Siete

Enero 2003

John Fisher salió en la estación Ciudad Universitaria del metro de Madrid, situada en la plaza central, un gran espacio donde asoman las fachadas de las facultades de Farmacia, Medicina y Odontología. En el centro ajardinado de la misma contempló el grupo escultórico La Antorcha, que no parecía interesar a ninguno de los estudiantes que circulaban. Quizá sabían y habían olvidado lo que una placa indica en el pedestal: que el bello monumento fue creado por la artista norteamericana Anna Hyatt Huntington. Pero quizá pocos tenían conocimiento de que hay uno gemelo en la ciudad de La Habana donados ambos a las dos ciudades en 1956 por su marido, el hispanista y filántropo Archer Milton Huntington, consecuente con su admiración por el legado cultural español. John se detuvo y miró la escultura, pintada de un feo color gris en contraposición con el verde bronce que luce la situada en la capital cubana, que él había contemplado meses atrás. Y mientras que la habanera presentaba buen cuido, la madrileña servía de percha a telas y pancartas reivindicativas. Movió la cabeza, siempre en desacuerdo con ese tipo de agresión perpetrada por una minoría contra edificios y monumentos. Sabía que en tiempos no tan lejanos todo era diferente. Como los estudiantes. Había ahora más mujeres que hombres, todas con pantalones, muchas de ellas echando humo como si tuvieran complejo de locomotora.

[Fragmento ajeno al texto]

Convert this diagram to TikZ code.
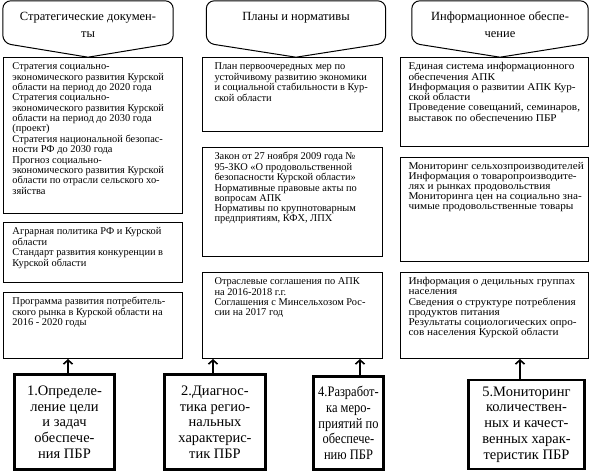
\documentclass[tikz,border=0pt]{standalone}
\usepackage{fontspec}
\setmainfont{Liberation Serif}
\usetikzlibrary{arrows.meta}
\tikzstyle{docbox} = [draw, line width=1pt, anchor=north west, inner xsep=0pt, inner ysep=5pt, font=\fontsize{10.4}{10.3}\selectfont]
\tikzstyle{docwide} = [docbox, font=\fontsize{10.4}{10}\selectfont\addfontfeature{FakeStretch=1.08}]
\tikzstyle{stagebox} = [draw, line width=2.6pt, align=center, inner sep=0pt, font=\fontsize{14.5}{15.8}\selectfont]
\tikzstyle{headbox} = [inner sep=0pt, minimum height=42pt, font=\fontsize{12.5}{17}\selectfont]
\tikzstyle{callout} = [draw, line width=1pt, rounded corners=8pt]
\tikzstyle{uparrow} = [line width=1.6pt, -{Straight Barb[length=4pt,width=9pt]}]
% #1 box width, #2 text height, #3 left indent, #4 lines
\newcommand{\doctext}[4]{\parbox[t][#2][t]{#1}{\hspace*{#3}\begin{tabular}[t]{@{}l@{}}#4\end{tabular}}}
\newcommand{\headtext}[2]{\parbox[c][20pt][t]{#1}{\centering #2}}

\begin{document}
\begin{tikzpicture}[x=1pt,y=-1pt]
\useasboundingbox (0,0) rectangle (591,474);

% headers
\node[headbox, minimum width=170pt] (h1) at (88,22) {\headtext{164pt}{Стратегические докумен-\\ты}};
\node[headbox, minimum width=179pt] (h2) at (296,22) {\headtext{170pt}{Планы и нормативы}};
\node[headbox, minimum width=176pt] (h3) at (500,22) {\headtext{170pt}{Информационное обеспе-\\чение}};
\foreach \h in {h1,h2,h3}{
  \coordinate (\h tip) at ([yshift=-14pt]\h.south);
  \draw[callout] (\h tip) -- (\h.south west) -- (\h.north west) -- (\h.north east) -- (\h.south east) -- (\h tip);
}

% column 1
\node[docbox] (c1a) at (3,57) {\doctext{179pt}{146pt}{9pt}{Стратегия социально-\\экономического развития Курской\\области на период до 2020 года\\Стратегия социально-\\экономического развития Курской\\области на период до 2030 года\\(проект)\\Стратегия национальной безопас-\\ности РФ до 2030 года\\Прогноз социально-\\экономического развития Курской\\области по отрасли сельского хо-\\зяйства}};
\node[docbox] (c1b) at (3,222) {\doctext{179pt}{50pt}{9pt}{Аграрная политика РФ и Курской\\области\\Стандарт развития конкуренции в\\Курской области}};
\node[docbox] (c1c) at (3,292) {\doctext{179pt}{56pt}{9pt}{Программа развития потребитель-\\ского рынка в Курской области на\\2016 - 2020 годы}};

% column 2
\node[docbox] (c2a) at (202,57) {\doctext{180pt}{64pt}{12pt}{План первоочередных мер по\\устойчивому развитию экономики\\и социальной стабильности в Кур-\\ской области}};
\node[docbox] (c2b) at (202,147) {\doctext{180pt}{99pt}{12pt}{Закон от 27 ноября 2009 года №\\95-ЗКО «О продовольственной\\безопасности Курской области»\\Нормативные правовые акты по\\вопросам АПК\\Нормативы по крупнотоварным\\предприятиям, КФХ, ЛПХ}};
\node[docbox] (c2c) at (202,272) {\doctext{180pt}{76pt}{12pt}{Отраслевые соглашения по АПК\\на 2016-2018 г.г.\\Соглашения с Минсельхозом Рос-\\сии на 2017 год}};

% column 3
\node[docwide] (c3a) at (400,57) {\doctext{188pt}{79pt}{8pt}{Единая система информационного\\обеспечения АПК\\Информация о развитии АПК Кур-\\ской области\\Проведение совещаний, семинаров,\\выставок по обеспечению ПБР}};
\node[docwide] (c3b) at (400,157) {\doctext{188pt}{94pt}{8pt}{Мониторинг сельхозпроизводителей\\Информация о товаропроизводите-\\лях и рынках продовольствия\\Мониторинга цен на социально зна-\\чимые продовольственные товары}};
\node[docwide] (c3c) at (400,272) {\doctext{188pt}{76pt}{8pt}{Информация о децильных группах\\населения\\Сведения о структуре потребления\\продуктов питания\\Результаты социологических опро-\\сов населения Курской области}};

% stages
\node[stagebox, minimum width=100pt, minimum height=95pt] (s1) at (64.5,422) {1.Определе-\\ление цели\\и задач\\обеспече-\\ния ПБР};
\node[stagebox, minimum width=101pt, minimum height=95pt] (s2) at (215,422) {2.Диагнос-\\тика регио-\\нальных\\характерис-\\тик ПБР};
\node[stagebox, minimum width=70pt, minimum height=93pt, font=\fontsize{14.5}{15.8}\selectfont\addfontfeature{FakeStretch=0.86}] (s4) at (348.5,423) {4.Разработ-\\ка меро-\\приятий по\\обеспече-\\нию ПБР};
\node[stagebox, minimum width=116pt, minimum height=89pt] (s5) at (526.5,424.5) {5.Мониторинг\\количествен-\\ных и качест-\\венных харак-\\теристик ПБР};

\draw[uparrow] ([xshift=3.5pt]s1.north) -- ([xshift=3.5pt]s1.north |- c1c.south);
\draw[uparrow] ([xshift=-2pt]s2.north) -- ([xshift=-2pt]s2.north |- c2c.south);
\draw[uparrow] ([xshift=11.5pt]s4.north) -- ([xshift=11.5pt]s4.north |- c2c.south);
\draw[uparrow] ([xshift=-6.5pt]s5.north) -- ([xshift=-6.5pt]s5.north |- c3c.south);
\end{tikzpicture}
\end{document}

Un sol húmedo le acompañó en su caminar por la avenida Complutense. Preguntó por la facultad de Filosofía y Letras y le dijeron que había tres edificios diferenciados. Finalmente le remitieron al A, un edificio de cuatro plantas situado en un altozano, fachada de ladrillo visto y amplios ventanales, construido exactamente igual, fiel a los planos, que el erigido en 1934 y destruido durante la guerra civil. Ascendió por entre la densa arboleda, subió las escalinatas y, tras seguir las indicaciones, anduvo a la derecha por el largo pasillo. Empujó una pequeña puerta y accedió a una sala rectangular, luminosa, de unos cincuenta metros por veinte con doble fila de blancas y delgadas columnas. Estaba en la biblioteca de Filología, que fue la de Filosofía antes de que años atrás la cambiaran. En los alargados bancos los estudiantes trabajaban en silencio. Caminó hacia la pared sur notando que su alta figura y su aspecto de extranjero atraían algunas miradas. Se aproximó a los ventanales y miró. Los abetos, pinos y otras especies, como una barrera verde, impedían ver más allá. Pero ése era el sitio. No tuvo dudas. Permaneció allí inmóvil y en silencio, sin que nadie le interpelara, impasible ante el tiempo derrochado, viendo el diferente paisaje que otros ojos contemplaron setenta años antes cuando el mundo se deshacía y los vientos traían y se llevaban las esperanzas.

Más tarde ascendió por las calles en pendiente buscando el distrito de Tetuán. El estadio Metropolitano había sido sustituido por altos y modernos edificios. En el puente acueducto de Amaniel una vieja placa de piedra llena de heridas decía que la obra se construyó bajo el reinado de Isabel II. Siguiendo el plano dibujado en su memoria llegó a la calle buscada, que domina un parque frondoso. Se detuvo para admirar el paisaje. Es una zona moderna, urbanizada, con casas de reciente construcción. Allá, a lo lejos, la sierra de Guadarrama tranquiliza los ojos de los madrileños.

Miró abajo. Una parte de la roja estructura del acueducto emergía de entre dos lomas y parecía un largo vagón del ferrocarril descansando en un apartadero. Se volvió y preguntó en varios portales, enseñando una borrosa fotografía. Toda la gente era nueva y nadie pudo darle pistas de la mujer que buscaba.